Thomas Edison failed more than 10,000 times before succeeding in creating the light bulb.

Steve Jobs went through six years and hundreds of models before introducing the first iPhone.

Success is not doing everything perfectly the first time. Most often, great success comes after great failures.

It’s easy to give up when we blow it, or feel like we can't stop messing up, but God uses our mess for His great goodness.

God’s strength moves in when we are weak and fall down (2 Corinthians 12:8-9). The more we let His strength pick us up when we fall, the more of His strength we will be able to see.

4 Ways to Move Forward After Messing Up

1. Let the past stay in the past.

When we over-focus on our failures, we miss out on the promises of our future. Don’t let past failures dictate how you think, act and feel today.

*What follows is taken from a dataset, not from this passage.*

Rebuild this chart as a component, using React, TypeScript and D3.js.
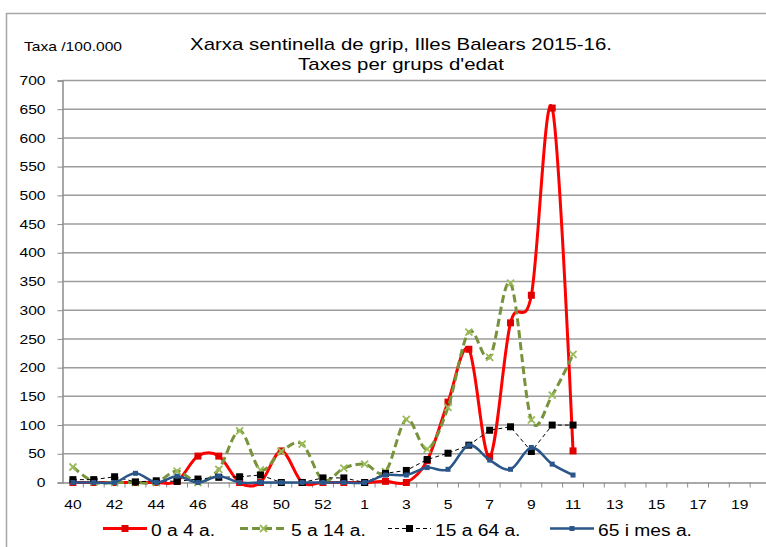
import React, { useRef, useEffect } from 'react';
import * as d3 from 'd3';

const width = 766;
const height = 547;

// weeks of the 2015-16 season (2015 had 53 weeks)
const weeks = [
    '40', '41', '42', '43', '44', '45', '46', '47', '48', '49', '50', '51', '52', '53',
    '1', '2', '3', '4', '5', '6', '7', '8', '9', '10', '11', '12', '13', '14', '15', '16', '17', '18', '19', '20'
];

const yTicks = [0, 50, 100, 150, 200, 250, 300, 350, 400, 450, 500, 550, 600, 650, 700];

const age0to4 = [0, 0, 0, 0, 0, 2, 46, 46, 0, 0, 55, 0, 0, 0, 0, 2, 0, 38, 140, 232, 45, 278, 326, 652, 55];
const age5to14 = [27, 1, 0, 0, 0, 20, 0, 23, 90, 22, 54, 67, 4, 25, 32, 19, 110, 58, 131, 262, 218, 347, 109, 152, 223];
const age15to64 = [5, 5, 10, 1, 3, 2, 6, 9, 10, 13, 0, 0, 8, 8, 0, 16, 21, 40, 51, 65, 91, 97, 54, 100, 100];
const age65plus = [0, 0, 0, 16, 0, 11, 0, 11, 0, 0, 0, 0, 0, 0, 0, 13, 13, 26, 23, 65, 39, 23, 61, 32, 13];

const seriesNames = ['0 a 4 a.', '5 a 14 a.', '15 a 64 a.', '65 i mes a.'];

const series = [
    { name: seriesNames[0], values: age0to4, color: '#FF0000', mark: '#E00000', width: 3, dash: null, smooth: true, marker: 'square', size: 7 },
    { name: seriesNames[1], values: age5to14, color: '#77933C', mark: '#9BBB59', width: 3, dash: '8,4', smooth: true, marker: 'cross', size: 7 },
    { name: seriesNames[2], values: age15to64, color: '#000000', mark: '#000000', width: 1, dash: '4,3', smooth: false, marker: 'square', size: 7 },
    { name: seriesNames[3], values: age65plus, color: '#2A5689', mark: '#2A5689', width: 2.5, dash: null, smooth: true, marker: 'square', size: 5 },
];

const font = 'Liberation Sans, Arial, sans-serif';

// the original export is a little wider than tall, so the text is stretched sideways
const stretch = 1.2;

export default function App() {
    const svgRef = useRef<SVGSVGElement>(null);

    useEffect(() => {
        const svg = d3.select(svgRef.current);
        svg.selectAll('*').remove();

        const x = d3.scaleBand()
            .domain(weeks)
            .range([62.5, 771])
            .padding(0);

        const y = d3.scaleLinear()
            .domain([0, 700])
            .range([482.5, 80.5]);

        const cx = (i: number) => (x(weeks[i]) as number) + x.bandwidth() / 2;

        // outer frame
        svg.append('path')
            .attr('d', `M6.5,${height} V13.5 H${width}`)
            .attr('fill', 'none')
            .attr('stroke', '#A6A6A6')
            .attr('stroke-width', 1.5);

        // gridlines
        svg.selectAll('.grid')
            .data(yTicks.filter(t => t > 0))
            .enter()
            .append('line')
            .attr('x1', 62.5)
            .attr('x2', width)
            .attr('y1', d => y(d))
            .attr('y2', d => y(d))
            .attr('stroke', '#9C9C9C')
            .attr('stroke-width', 1.5);

        // y axis
        const yAxis = svg.append('g')
            .attr('transform', 'translate(62.5,0)')
            .call(d3.axisLeft(y).tickValues(yTicks).tickSize(5).tickPadding(12));
        yAxis.select('.domain').attr('stroke', '#8C8C8C').attr('stroke-width', 1.5);
        yAxis.selectAll('.tick line').attr('stroke', '#8C8C8C');
        yAxis.selectAll('text')
            .attr('font-family', font)
            .attr('font-size', 13)
            .attr('fill', '#000');

        // x axis
        const xAxis = svg.append('g')
            .attr('transform', 'translate(0,482.5)')
            .call(d3.axisBottom(x).tickSize(0).tickPadding(17)
                .tickFormat((d, i) => (i % 2 === 0 ? d : '')));
        xAxis.select('.domain').attr('stroke', '#8C8C8C').attr('stroke-width', 1.5);
        xAxis.selectAll('text')
            .attr('font-family', font)
            .attr('font-size', 13)
            .attr('fill', '#000');
        xAxis.selectAll('.boundary')
            .data(weeks)
            .enter()
            .append('line')
            .attr('class', 'boundary')
            .attr('x1', d => (x(d) as number) + x.bandwidth())
            .attr('x2', d => (x(d) as number) + x.bandwidth())
            .attr('y1', 0)
            .attr('y2', 5)
            .attr('stroke', '#8C8C8C');

        // lines
        series.forEach(s => {
            const line = d3.line<number>()
                .x((d, i) => cx(i))
                .y(d => y(d))
                .curve(s.smooth ? d3.curveCardinal.tension(0) : d3.curveLinear);

            svg.append('path')
                .datum(s.values)
                .attr('d', line)
                .attr('fill', 'none')
                .attr('stroke', s.color)
                .attr('stroke-width', s.width)
                .attr('stroke-dasharray', s.dash)
                .attr('stroke-linejoin', 'round');

            const marks = svg.append('g');
            s.values.forEach((v, i) => {
                drawMarker(marks, s, cx(i), y(v));
            });
        });

        // title
        svg.append('text')
            .attr('x', 401)
            .attr('y', 50)
            .attr('text-anchor', 'middle')
            .attr('font-family', font)
            .attr('font-size', 17)
            .attr('fill', '#000')
            .text('Xarxa sentinella de grip, Illes Balears 2015-16.');
        svg.append('text')
            .attr('x', 401)
            .attr('y', 70)
            .attr('text-anchor', 'middle')
            .attr('font-family', font)
            .attr('font-size', 17)
            .attr('fill', '#000')
            .text("Taxes per grups d'edat");

        svg.append('text')
            .attr('x', 24)
            .attr('y', 51)
            .attr('font-family', font)
            .attr('font-size', 13)
            .attr('fill', '#000')
            .text('Taxa /100.000');

        // legend
        const legendX = [103, 240, 388, 550];
        const legendLen = [44, 47, 43, 44];
        series.forEach((s, i) => {
            const g = svg.append('g').attr('transform', `translate(${legendX[i]},528.5)`);
            g.append('line')
                .attr('x1', 0)
                .attr('x2', legendLen[i])
                .attr('y1', 0)
                .attr('y2', 0)
                .attr('stroke', s.color)
                .attr('stroke-width', s.width)
                .attr('stroke-dasharray', s.dash);
            drawMarker(g, s, legendLen[i] / 2, 0);
            g.append('text')
                .attr('x', legendLen[i] + 4)
                .attr('y', 7)
                .attr('font-family', font)
                .attr('font-size', 16)
                .attr('fill', '#000')
                .text(s.name);
        });

        svg.selectAll<SVGTextElement, unknown>('text').each(function () {
            const len = this.getComputedTextLength();
            if (len > 0) {
                d3.select(this)
                    .attr('textLength', len * stretch)
                    .attr('lengthAdjust', 'spacingAndGlyphs');
            }
        });
    }, []);

    return (
        <svg
            ref={svgRef}
            width={width}
            height={height}
            style={{ position: 'absolute', left: 0, top: 0, background: '#fff' }}
        />
    );
}

function drawMarker(g: any, s: any, px: number, py: number) {
    const h = s.size / 2;
    if (s.marker === 'square') {
        g.append('rect')
            .attr('x', px - h)
            .attr('y', py - h)
            .attr('width', s.size)
            .attr('height', s.size)
            .attr('fill', s.mark);
    } else {
        g.append('path')
            .attr('d', `M${px - h},${py - h}L${px + h},${py + h}M${px - h},${py + h}L${px + h},${py - h}`)
            .attr('stroke', s.mark)
            .attr('stroke-width', 1.8)
            .attr('fill', 'none');
    }
}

Paul, a zealous religious leader, used to kill Christians until Jesus appeared to Paul on a road trip and showed him the error of his ways. Paul knew how it felt to come face-to-face with failure. He had screwed up time and time again in big ways, but he wrote about “forgetting what is behind and straining toward what is ahead" (Philippians 3:13-14).

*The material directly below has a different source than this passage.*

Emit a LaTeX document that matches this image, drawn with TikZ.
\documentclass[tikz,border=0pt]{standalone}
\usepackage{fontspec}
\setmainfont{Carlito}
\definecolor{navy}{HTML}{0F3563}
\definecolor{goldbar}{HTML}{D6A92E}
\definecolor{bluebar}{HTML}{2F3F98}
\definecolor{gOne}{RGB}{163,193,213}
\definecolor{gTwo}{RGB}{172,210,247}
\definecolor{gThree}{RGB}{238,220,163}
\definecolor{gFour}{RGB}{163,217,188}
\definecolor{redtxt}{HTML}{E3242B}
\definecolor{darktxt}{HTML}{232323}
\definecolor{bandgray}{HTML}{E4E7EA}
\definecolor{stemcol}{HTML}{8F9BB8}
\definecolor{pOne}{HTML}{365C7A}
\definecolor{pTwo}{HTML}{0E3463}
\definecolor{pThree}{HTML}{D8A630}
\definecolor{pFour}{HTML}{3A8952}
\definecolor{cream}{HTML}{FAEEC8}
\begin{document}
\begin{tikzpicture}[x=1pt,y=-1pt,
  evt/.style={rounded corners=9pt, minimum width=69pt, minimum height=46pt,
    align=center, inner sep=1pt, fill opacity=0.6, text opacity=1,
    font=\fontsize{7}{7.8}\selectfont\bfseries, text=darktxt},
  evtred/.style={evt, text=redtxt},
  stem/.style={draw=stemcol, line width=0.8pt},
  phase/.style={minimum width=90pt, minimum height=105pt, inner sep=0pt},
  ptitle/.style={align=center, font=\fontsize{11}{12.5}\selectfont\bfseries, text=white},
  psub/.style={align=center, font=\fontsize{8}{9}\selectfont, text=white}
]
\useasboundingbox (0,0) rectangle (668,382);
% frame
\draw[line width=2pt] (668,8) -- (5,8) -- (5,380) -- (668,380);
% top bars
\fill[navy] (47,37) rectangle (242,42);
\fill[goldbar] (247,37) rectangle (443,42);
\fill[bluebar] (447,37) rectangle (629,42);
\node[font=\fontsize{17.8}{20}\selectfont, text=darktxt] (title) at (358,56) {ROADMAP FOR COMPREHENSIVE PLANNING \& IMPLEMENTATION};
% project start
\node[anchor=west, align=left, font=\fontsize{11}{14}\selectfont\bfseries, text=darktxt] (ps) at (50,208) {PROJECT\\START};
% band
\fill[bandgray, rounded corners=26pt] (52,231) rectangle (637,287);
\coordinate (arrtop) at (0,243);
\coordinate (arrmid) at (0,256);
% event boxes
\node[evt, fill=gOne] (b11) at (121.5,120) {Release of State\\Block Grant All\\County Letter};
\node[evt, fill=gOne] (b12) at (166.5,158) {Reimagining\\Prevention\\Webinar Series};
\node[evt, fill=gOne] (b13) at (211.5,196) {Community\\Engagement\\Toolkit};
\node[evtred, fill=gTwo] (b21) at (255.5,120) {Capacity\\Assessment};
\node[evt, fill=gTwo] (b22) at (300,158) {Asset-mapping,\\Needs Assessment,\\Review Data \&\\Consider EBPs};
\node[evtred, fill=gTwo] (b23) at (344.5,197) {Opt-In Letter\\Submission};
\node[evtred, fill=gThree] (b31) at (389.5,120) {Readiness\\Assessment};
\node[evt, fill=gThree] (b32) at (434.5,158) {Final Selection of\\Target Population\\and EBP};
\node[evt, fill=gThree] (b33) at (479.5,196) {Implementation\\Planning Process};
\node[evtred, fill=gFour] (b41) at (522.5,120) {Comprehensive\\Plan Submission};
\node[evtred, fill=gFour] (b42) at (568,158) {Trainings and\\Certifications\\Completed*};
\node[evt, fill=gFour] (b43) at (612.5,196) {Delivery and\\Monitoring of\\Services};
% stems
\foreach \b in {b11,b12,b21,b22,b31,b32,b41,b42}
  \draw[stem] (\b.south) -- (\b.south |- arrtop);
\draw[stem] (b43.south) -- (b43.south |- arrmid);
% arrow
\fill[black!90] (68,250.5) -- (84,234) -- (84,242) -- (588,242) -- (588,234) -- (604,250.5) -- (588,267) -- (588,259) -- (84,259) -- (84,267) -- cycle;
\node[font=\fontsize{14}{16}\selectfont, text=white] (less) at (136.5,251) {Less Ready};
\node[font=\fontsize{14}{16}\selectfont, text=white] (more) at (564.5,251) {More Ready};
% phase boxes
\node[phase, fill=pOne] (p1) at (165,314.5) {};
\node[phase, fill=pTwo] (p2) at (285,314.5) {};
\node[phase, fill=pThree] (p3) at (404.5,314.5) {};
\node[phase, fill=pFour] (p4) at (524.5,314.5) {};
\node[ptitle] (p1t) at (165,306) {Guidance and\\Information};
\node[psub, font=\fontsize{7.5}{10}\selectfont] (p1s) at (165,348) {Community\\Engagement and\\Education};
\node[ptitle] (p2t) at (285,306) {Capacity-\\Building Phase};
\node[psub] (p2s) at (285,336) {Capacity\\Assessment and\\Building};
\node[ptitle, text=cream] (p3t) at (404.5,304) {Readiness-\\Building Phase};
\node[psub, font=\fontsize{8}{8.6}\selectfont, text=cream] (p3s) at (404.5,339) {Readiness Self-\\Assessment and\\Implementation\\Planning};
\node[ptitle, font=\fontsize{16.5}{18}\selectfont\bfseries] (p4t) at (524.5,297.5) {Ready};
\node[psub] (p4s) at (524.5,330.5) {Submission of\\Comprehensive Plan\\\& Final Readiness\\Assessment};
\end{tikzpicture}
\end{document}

Don’t let the screw-ups in your past keep you from pursuing God's plans for your future.

2. Learn from your mistakes.

It’s easy to feel defeated and give up when we fail, but God wants to use our mistakes and failures to shape us. God promises to forgive us when we confess our sins to Him (1 John 1:9).

God wants to use our mistakes and failures to shape us.

God doesn’t ask us to be perfect. He knows we’re going to mess up, and He wants us to come to Him when we do. Humbling ourselves to admit that we’ve failed is the first step to moving forward. Acknowledge your mistakes, ask God for forgiveness, and commit to not going down the same path again.

3. Share your mistakes with others.

Have you ever gone through a tough time and later run into someone experiencing a similar situation? These are not coincidences! God puts people in our paths on purpose.

“Two are better than one" because each can "help the other up” (Ecclesiastes 4:9-10).

If we’re alert to God’s desire to work through us, we can use our screw-ups to encourage others and help them avoid the pitfalls we’ve experienced.

4. Take the opportunity to try again.

Your screw-ups don’t make you a screw-up. Don’t let failure keep you from getting back up. God doesn’t want to see you fail, and He’s there to help you up when you do.

David, a king of Israel who was known as “a man after God’s own heart,” was also a man who messed up. David was an adulterer and a murderer, but his story didn’t end there. Time and time again, David sought God’s forgiveness and help. In Psalm 145:14, David wrote, “The Lord upholds all who fall and lifts up all who are bowed down.” That statement was true for David then, and it’s true for us today.